If you are following the native function call route, there is little to say. You write your routines in C, plug them into your application using the native keyword, profile the resultant application, and confirm that it provides the required speedup. You can also use C (or C++ or whatever) profilers to profile the native code calls if it is complicated.
Other than this, only a few recommendations apply:
If you are calling the native routines from loops, you should move the loops down into the native routines and pass the loop parameters to the routine as arguments. This usually produces faster implementations.
In a similar but more generic vein, try to avoid crossing the JNI.
Avoid passing objects across JNI if possible. Where necessary, try to pass primitive types. If it is necessary to pass objects such as arrays, try to do as much data movement as possible in one transfer to minimize transfer overhead.
From 1.4, native ByteBuffer s (available with the java.nio packages) allow you to pass data to native libraries without necessarily passing the data through the JNI, which can be a significant gain.

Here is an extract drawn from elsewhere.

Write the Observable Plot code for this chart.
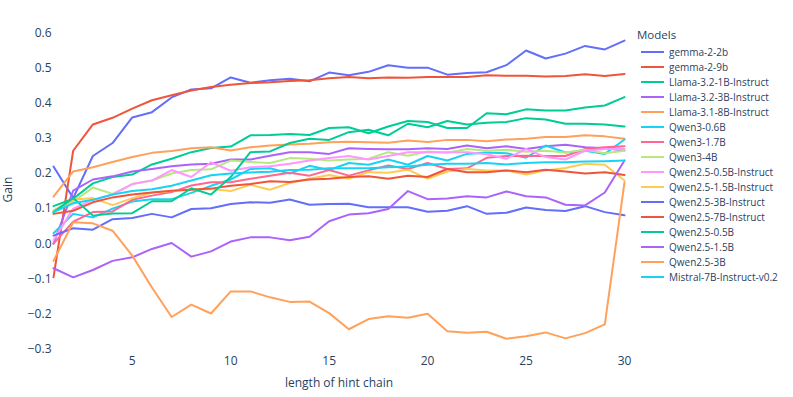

You can allocate a native ByteBuffer in the C code and pass the pointer through the JNI, avoiding the JNI data transfer overhead. (At least one animation application has actually allocated memory on the graphics card as a native ByteBuffer, and manipulated that ByteBuffer from the Java side.)
If you use JNI Get calls (e.g., GetStringCritical), you must always use the corresponding Release call (e.g., ReleaseStringCritical) when you have finished with the data, even if the isCopy parameter indicates that no copy was taken.
One other recommendation, which is not performance tuning-specific, is that it is usually good practice to provide a fallback methodology for situations when the native code cannot be loaded. This requires extra maintenance (two sets of code, extra fallback code) but is often worth the effort. You can manage the fallback at the time when the DLL library is being loaded by catching the exception when the load fails and providing an alternative path to the fallback code, either by setting boolean switches or by instantiating objects of the appropriate fallback classes as required.